Repeat the material verbatim and drop the pictures.

════════

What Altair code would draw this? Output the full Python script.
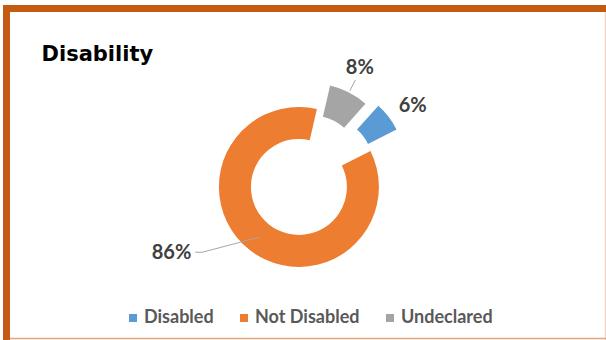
import math
import altair as alt
import pandas as pd

# ---- data ----
categories = ["Disabled", "Not Disabled", "Undeclared"]
values = [6, 86, 8]
label_texts = ["6%", "86%", "8%"]
colors = ["#5B9BD5", "#ED7D31", "#A5A5A5"]
draw_order = ["Undeclared", "Disabled", "Not Disabled"]

df = pd.DataFrame({
    "category": categories,
    "value": values,
    "label": label_texts,
    "order": [draw_order.index(c) for c in categories],
})
total = sum(values)

# ---- geometry / style ----
CX, CY = 302, 183
START = math.radians(13)
R_OUT, R_IN = 80, 48
EXPLODE = {"Undeclared": 22, "Disabled": 29, "Not Disabled": 5}
LABEL_COLOR = "#404040"
LEADER_COLOR = "#A6A6A6"

theta_scale = alt.Scale(domain=[0, total], range=[START, START + 2 * math.pi])
color_scale = alt.Scale(domain=categories, range=colors)
legend = alt.Legend(
    orient="none", legendX=124, legendY=309, direction="horizontal", title=None,
    symbolType="square", symbolSize=64, symbolStrokeWidth=0, labelFont="Lato",
    labelFontSize=18, labelFontWeight="bold", labelColor="#595959",
    columnPadding=21, labelOffset=2,
)

mids = {}
cum = 0
for c in draw_order:
    v = values[categories.index(c)]
    mids[c] = START + 2 * math.pi * (cum + v / 2) / total
    cum += v

base = alt.Chart(df).transform_stack(
    stack="value", groupby=[], as_=["v0", "v1"],
    sort=[alt.SortField("order", order="ascending")],
).transform_calculate(
    mid="(datum.v0 + datum.v1) / 2",
    ang=f"{START} + 2 * PI * ((datum.v0 + datum.v1) / 2) / {total}",
)

layers = []

# frame
dummy = alt.Chart(pd.DataFrame({"a": [0]}))
layers.append(dummy.mark_rule(color="#C55A11", strokeWidth=7).encode(
    x=alt.value(3), x2=alt.value(606), y=alt.value(8.5)))
layers.append(dummy.mark_rule(color="#C55A11", strokeWidth=7).encode(
    x=alt.value(6.5), y=alt.value(5), y2=alt.value(340)))
layers.append(dummy.mark_rule(color="#F2D4C4", strokeWidth=1.5).encode(
    x=alt.value(605.5), y=alt.value(12), y2=alt.value(340)))
layers.append(dummy.mark_rule(color="#E5A57C", strokeWidth=1.5).encode(
    x=alt.value(10), x2=alt.value(606), y=alt.value(338.5)))

# slices
for c in draw_order:
    e = EXPLODE[c]
    m = mids[c]
    ox, oy = e * math.sin(m), -e * math.cos(m)
    layers.append(
        base.transform_filter(alt.datum.category == c)
        .mark_arc(radius=R_OUT, radius2=R_IN, xOffset=ox, yOffset=oy)
        .encode(
            theta=alt.Theta("v0:Q", scale=theta_scale, stack=None),
            theta2="v1:Q",
            color=alt.Color("category:N", scale=color_scale, legend=legend),
            x=alt.value(CX), y=alt.value(CY),
        )
    )

# labels for the two small slices (polar placement)
for c, r, dx, dy in [("Undeclared", 130, -2, 0), ("Disabled", 133, 5, 4)]:
    layers.append(
        base.transform_filter(alt.datum.category == c)
        .mark_text(font="Lato", fontSize=20, fontWeight="bold", color=LABEL_COLOR,
                   align="center", baseline="middle", radius=r, xOffset=dx, yOffset=dy)
        .encode(
            theta=alt.Theta("mid:Q", scale=theta_scale, stack=None),
            text="label:N",
            x=alt.value(CX), y=alt.value(CY),
        )
    )

# leader for Undeclared (radial)
layers.append(
    base.transform_filter(alt.datum.category == "Undeclared")
    .transform_calculate(
        x1=f"{CX} + 104 * sin(datum.ang)", y1=f"{CY} - 104 * cos(datum.ang)",
        x2=f"{CX} + 116 * sin(datum.ang)", y2=f"{CY} - 116 * cos(datum.ang)",
    )
    .mark_rule(color=LEADER_COLOR, strokeWidth=1)
    .encode(
        x=alt.X("x1:Q", scale=None, axis=None), y=alt.Y("y1:Q", scale=None, axis=None),
        x2="x2:Q", y2="y2:Q",
    )
)

# leader + label for Not Disabled
big = base.transform_filter(alt.datum.category == "Not Disabled").transform_calculate(
    px=f"{CX} + 69 * sin(datum.ang)", py=f"{CY} - 69 * cos(datum.ang)",
).transform_calculate(
    qx="datum.px - 57", qy="datum.py + 15",
    rx="datum.px - 64", tx="datum.px - 68", ty="datum.py + 16",
)
layers.append(big.mark_rule(color=LEADER_COLOR, strokeWidth=1).encode(
    x=alt.X("px:Q", scale=None, axis=None), y=alt.Y("py:Q", scale=None, axis=None),
    x2="qx:Q", y2="qy:Q"))
layers.append(big.mark_rule(color=LEADER_COLOR, strokeWidth=1).encode(
    x=alt.X("qx:Q", scale=None, axis=None), y=alt.Y("qy:Q", scale=None, axis=None),
    x2="rx:Q"))
layers.append(big.mark_text(font="Lato", fontSize=20, fontWeight="bold", color=LABEL_COLOR,
                            align="right", baseline="middle").encode(
    x=alt.X("tx:Q", scale=None, axis=None), y=alt.Y("ty:Q", scale=None, axis=None),
    text="label:N"))

chart = alt.layer(*layers).properties(
    width=606, height=340,
    autosize=alt.AutoSizeParams(type="none"),
    padding=0,
    background="white",
    title=alt.Title("Disability", anchor="start", font="DejaVu Sans", fontSize=21,
                    fontWeight="bold", color="black", dx=42, dy=69),
).configure_view(stroke=None)

chart.save("out.html", embed_options={"renderer": "svg", "actions": False})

════════

• CORRECT RESULT
What Altair code would draw this? Output the full Python script.
import math
import altair as alt
import pandas as pd

# ---- data ----
categories = ["Disabled", "Not Disabled", "Undeclared"]
values = [6, 86, 8]
label_texts = ["6%", "86%", "8%"]
colors = ["#5B9BD5", "#ED7D31", "#A5A5A5"]
draw_order = ["Undeclared", "Disabled", "Not Disabled"]

df = pd.DataFrame({
    "category": categories,
    "value": values,
    "label": label_texts,
    "order": [draw_order.index(c) for c in categories],
})
total = sum(values)

# ---- geometry / style ----
CX, CY = 302, 183
START = math.radians(13)
R_OUT, R_IN = 80, 48
EXPLODE = {"Undeclared": 22, "Disabled": 29, "Not Disabled": 5}
LABEL_COLOR = "#404040"
LEADER_COLOR = "#A6A6A6"

theta_scale = alt.Scale(domain=[0, total], range=[START, START + 2 * math.pi])
color_scale = alt.Scale(domain=categories, range=colors)
legend = alt.Legend(
    orient="none", legendX=124, legendY=309, direction="horizontal", title=None,
    symbolType="square", symbolSize=64, symbolStrokeWidth=0, labelFont="Lato",
    labelFontSize=18, labelFontWeight="bold", labelColor="#595959",
    columnPadding=21, labelOffset=2,
)

mids = {}
cum = 0
for c in draw_order:
    v = values[categories.index(c)]
    mids[c] = START + 2 * math.pi * (cum + v / 2) / total
    cum += v

base = alt.Chart(df).transform_stack(
    stack="value", groupby=[], as_=["v0", "v1"],
    sort=[alt.SortField("order", order="ascending")],
).transform_calculate(
    mid="(datum.v0 + datum.v1) / 2",
    ang=f"{START} + 2 * PI * ((datum.v0 + datum.v1) / 2) / {total}",
)

layers = []

# frame
dummy = alt.Chart(pd.DataFrame({"a": [0]}))
layers.append(dummy.mark_rule(color="#C55A11", strokeWidth=7).encode(
    x=alt.value(3), x2=alt.value(606), y=alt.value(8.5)))
layers.append(dummy.mark_rule(color="#C55A11", strokeWidth=7).encode(
    x=alt.value(6.5), y=alt.value(5), y2=alt.value(340)))
layers.append(dummy.mark_rule(color="#F2D4C4", strokeWidth=1.5).encode(
    x=alt.value(605.5), y=alt.value(12), y2=alt.value(340)))
layers.append(dummy.mark_rule(color="#E5A57C", strokeWidth=1.5).encode(
    x=alt.value(10), x2=alt.value(606), y=alt.value(338.5)))

# slices
for c in draw_order:
    e = EXPLODE[c]
    m = mids[c]
    ox, oy = e * math.sin(m), -e * math.cos(m)
    layers.append(
        base.transform_filter(alt.datum.category == c)
        .mark_arc(radius=R_OUT, radius2=R_IN, xOffset=ox, yOffset=oy)
        .encode(
            theta=alt.Theta("v0:Q", scale=theta_scale, stack=None),
            theta2="v1:Q",
            color=alt.Color("category:N", scale=color_scale, legend=legend),
            x=alt.value(CX), y=alt.value(CY),
        )
    )

# labels for the two small slices (polar placement)
for c, r, dx, dy in [("Undeclared", 130, -2, 0), ("Disabled", 133, 5, 4)]:
    layers.append(
        base.transform_filter(alt.datum.category == c)
        .mark_text(font="Lato", fontSize=20, fontWeight="bold", color=LABEL_COLOR,
                   align="center", baseline="middle", radius=r, xOffset=dx, yOffset=dy)
        .encode(
            theta=alt.Theta("mid:Q", scale=theta_scale, stack=None),
            text="label:N",
            x=alt.value(CX), y=alt.value(CY),
        )
    )

# leader for Undeclared (radial)
layers.append(
    base.transform_filter(alt.datum.category == "Undeclared")
    .transform_calculate(
        x1=f"{CX} + 104 * sin(datum.ang)", y1=f"{CY} - 104 * cos(datum.ang)",
        x2=f"{CX} + 116 * sin(datum.ang)", y2=f"{CY} - 116 * cos(datum.ang)",
    )
    .mark_rule(color=LEADER_COLOR, strokeWidth=1)
    .encode(
        x=alt.X("x1:Q", scale=None, axis=None), y=alt.Y("y1:Q", scale=None, axis=None),
        x2="x2:Q", y2="y2:Q",
    )
)

# leader + label for Not Disabled
big = base.transform_filter(alt.datum.category == "Not Disabled").transform_calculate(
    px=f"{CX} + 69 * sin(datum.ang)", py=f"{CY} - 69 * cos(datum.ang)",
).transform_calculate(
    qx="datum.px - 57", qy="datum.py + 15",
    rx="datum.px - 64", tx="datum.px - 68", ty="datum.py + 16",
)
layers.append(big.mark_rule(color=LEADER_COLOR, strokeWidth=1).encode(
    x=alt.X("px:Q", scale=None, axis=None), y=alt.Y("py:Q", scale=None, axis=None),
    x2="qx:Q", y2="qy:Q"))
layers.append(big.mark_rule(color=LEADER_COLOR, strokeWidth=1).encode(
    x=alt.X("qx:Q", scale=None, axis=None), y=alt.Y("qy:Q", scale=None, axis=None),
    x2="rx:Q"))
layers.append(big.mark_text(font="Lato", fontSize=20, fontWeight="bold", color=LABEL_COLOR,
                            align="right", baseline="middle").encode(
    x=alt.X("tx:Q", scale=None, axis=None), y=alt.Y("ty:Q", scale=None, axis=None),
    text="label:N"))

chart = alt.layer(*layers).properties(
    width=606, height=340,
    autosize=alt.AutoSizeParams(type="none"),
    padding=0,
    background="white",
    title=alt.Title("Disability", anchor="start", font="DejaVu Sans", fontSize=21,
                    fontWeight="bold", color="black", dx=42, dy=69),
).configure_view(stroke=None)

chart.save("out.html", embed_options={"renderer": "svg", "actions": False})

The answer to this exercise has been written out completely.